Selling the prison properties will free space for the construction of an estimated 3,000 new homes, and the 169-year-old Reading Prison in Reading will be the first facility put up for sale. The prison officially shuttered in late 2013 due to site limitations that prevented substantial improvement or modernization efforts.

The prison service announced that approximately 10,000 inmates will be relocated from the outdated facilities to the new prisons upon their completion, significantly improving rehabilitation and saving an estimated £80 million (approximately $86.2 million) per year due to reduced operational costs. However, the move is about reform as much as it is about savings.

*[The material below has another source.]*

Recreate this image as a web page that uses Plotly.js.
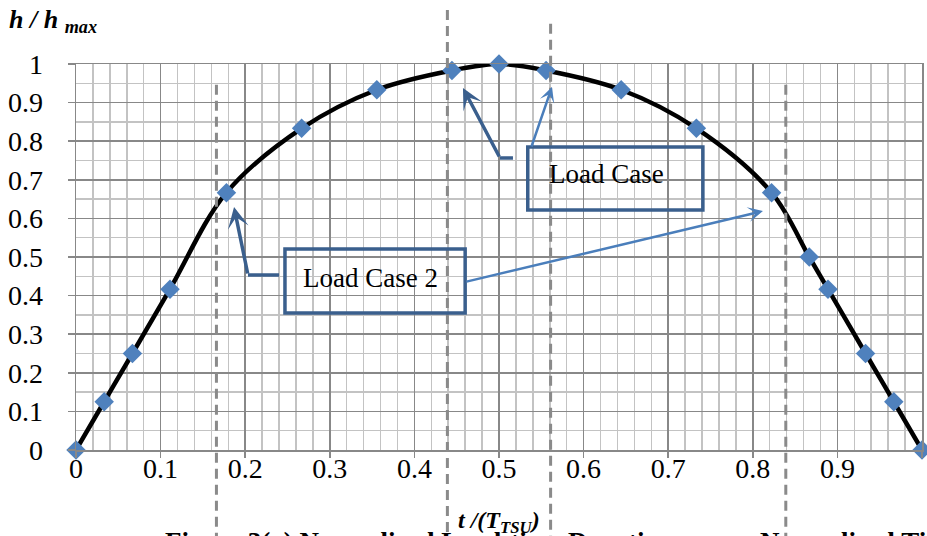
<!DOCTYPE html>
<html>
<head>
<meta charset="utf-8">
<script src="https://cdn.plot.ly/plotly-3.0.1.min.js"></script>
<style>html,body{margin:0;padding:0;background:#fff;overflow:hidden}#chart{width:927px;height:536px}</style>
</head>
<body>
<div id="chart"></div>
<script>
// Data
var tValues = [0, 0.0333, 0.0667, 0.1111, 0.1778, 0.2667, 0.3556, 0.4444, 0.5, 0.5556, 0.6444, 0.7333, 0.8222, 0.8667, 0.8889, 0.9333, 0.9667, 1];
var hValues = [0, 0.125, 0.25, 0.4167, 0.6667, 0.8333, 0.9333, 0.9833, 1, 0.9833, 0.9333, 0.8333, 0.6667, 0.5, 0.4167, 0.25, 0.125, 0];
var dividerT = [0.166, 0.439, 0.561, 0.839];
var dividerTop = [0.946, 1.14, 1.104, 0.946];
var boxLabels = ['Load Case', 'Load Case 2'];
var yTitle = '<b><i>h / h </i></b><sub><b><i>max</i></b></sub>';
var xTitle = '<b><i>t /(T</i></b><sub><b><i>TSU</i></b></sub><b><i>)</i></b>';
var caption = 'Figure 3(a) Normalized Load-time Duration versus Normalized Time';

var FONT = 'Liberation Serif, serif';
var DARK = '#3a5f8d';
var LIGHT = '#4a7ebb';
var GRID = '#888888';
var MINOR = '#c3c3c3';

var trace = {
  x: tValues, y: hValues, type: 'scatter', mode: 'lines+markers',
  line: {color: '#000000', width: 4.5, shape: 'spline'},
  marker: {symbol: 'diamond', size: 15, color: '#4f81bd'},
  cliponaxis: false, hoverinfo: 'skip'
};

var shapes = [];
dividerT.forEach(function (t, i) {
  shapes.push({type: 'line', xref: 'paper', yref: 'paper', x0: t, x1: t, y0: dividerTop[i], y1: -0.25,
    line: {color: '#8a8a8a', width: 3, dash: '10px,6px'}, layer: 'above'});
});
// label boxes
shapes.push({type: 'rect', xref: 'paper', yref: 'paper', x0: 0.534, x1: 0.741, y0: 0.622, y1: 0.785,
  line: {color: DARK, width: 3.5}, fillcolor: 'rgba(0,0,0,0)', layer: 'above'});
shapes.push({type: 'rect', xref: 'paper', yref: 'paper', x0: 0.247, x1: 0.46, y0: 0.355, y1: 0.521,
  line: {color: DARK, width: 3.5}, fillcolor: 'rgba(0,0,0,0)', layer: 'above'});
// elbow stubs of the connectors
shapes.push({type: 'line', xref: 'paper', yref: 'paper', x0: 0.5012, x1: 0.5165, y0: 0.7565, y1: 0.7565,
  line: {color: DARK, width: 3.5}, layer: 'above'});
shapes.push({type: 'line', xref: 'paper', yref: 'paper', x0: 0.2033, x1: 0.24, y0: 0.4534, y1: 0.4534,
  line: {color: DARK, width: 3.5}, layer: 'above'});

function arrow(tx, ty, sx, sy, color, w) {
  return {x: tx, y: ty, ax: sx, ay: sy, xref: 'x', yref: 'y', axref: 'x', ayref: 'y',
    text: '', showarrow: true, arrowhead: 3, arrowsize: 1, arrowwidth: w, arrowcolor: color};
}

var annotations = [
  arrow(0.4574, 0.9378, 0.5012, 0.7565, DARK, 3.5),
  arrow(0.5626, 0.9404, 0.5378, 0.7824, LIGHT, 2.5),
  arrow(0.1868, 0.6295, 0.2033, 0.4534, DARK, 3.5),
  arrow(0.812, 0.619, 0.4598, 0.4352, LIGHT, 2.5),
  {xref: 'paper', yref: 'paper', x: 0.557, y: 0.715, xanchor: 'left', yanchor: 'middle', showarrow: false,
    text: boxLabels[0], font: {family: FONT, size: 27, color: '#000'}},
  {xref: 'paper', yref: 'paper', x: 0.266, y: 0.445, xanchor: 'left', yanchor: 'middle', showarrow: false,
    text: boxLabels[1], font: {family: FONT, size: 27, color: '#000'}},
  {xref: 'paper', yref: 'paper', x: -0.082, y: 1.065, xanchor: 'left', yanchor: 'bottom', showarrow: false,
    text: yTitle, font: {family: FONT, size: 26, color: '#000'}},
  {xref: 'paper', yref: 'paper', x: 0.5, y: -0.186, xanchor: 'center', yanchor: 'middle', showarrow: false,
    text: xTitle, font: {family: FONT, size: 24, color: '#000'}},
  {xref: 'paper', yref: 'paper', x: 0.103, y: -0.195, xanchor: 'left', yanchor: 'top', showarrow: false,
    text: '<b>' + caption + '</b>', font: {family: FONT, size: 27, color: '#000'}}
];

var layout = {
  width: 927, height: 536,
  margin: {l: 76, r: 5, t: 64, b: 86},
  paper_bgcolor: '#ffffff', plot_bgcolor: '#ffffff',
  showlegend: false,
  font: {family: FONT, size: 21, color: '#000'},
  xaxis: {
    range: [0, 1], dtick: 0.1, tick0: 0, showgrid: true, gridcolor: GRID, gridwidth: 1.5,
    zeroline: false, showline: true, mirror: true, linecolor: GRID, linewidth: 1.5,
    ticks: 'outside', ticklen: 6, tickwidth: 1.5, tickcolor: GRID,
    tickfont: {family: FONT, size: 28, color: '#000'}, ticklabelstandoff: -13,
    minor: {dtick: 0.02, showgrid: true, gridcolor: MINOR, gridwidth: 1.5, ticks: ''},
    fixedrange: true
  },
  yaxis: {
    range: [0, 1], dtick: 0.1, tick0: 0, showgrid: true, gridcolor: GRID, gridwidth: 1.5,
    zeroline: false, showline: true, mirror: true, linecolor: GRID, linewidth: 1.5,
    ticks: 'outside', ticklen: 7, tickwidth: 1.5, tickcolor: GRID,
    tickfont: {family: FONT, size: 28, color: '#000'}, ticklabelstandoff: 19,
    minor: {dtick: 0.05, showgrid: true, gridcolor: MINOR, gridwidth: 1.5, ticks: ''},
    fixedrange: true
  },
  shapes: shapes,
  annotations: annotations
};

Plotly.newPlot('chart', [trace], layout, {displayModeBar: false, staticPlot: true});
</script>
</body>
</html>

As currently half of all inmates re-offend within one year of their release and nearly half of all inmates lack educational qualifications, investments will also be made in preventing and reducing recidivism.

“This investment will mean we can replace aging and ineffective Victorian prisons with new facilities fit for the modern world,” Secretary Gove said in a statement. “We will be able to design out the dark corners, which too often facilitate violence and drug-taking. And we will be able to build a prison estate, which allows prisoners to be rehabilitated, so they turn away from crime.

“It is only through better rehabilitation that we will reduce reoffending, cut crime and make our streets safer,” Secretary Gove added.

The government also plans to complete a new prison now under construction at Wrexham and expand existing prisons in both Stocken and Rye Hill.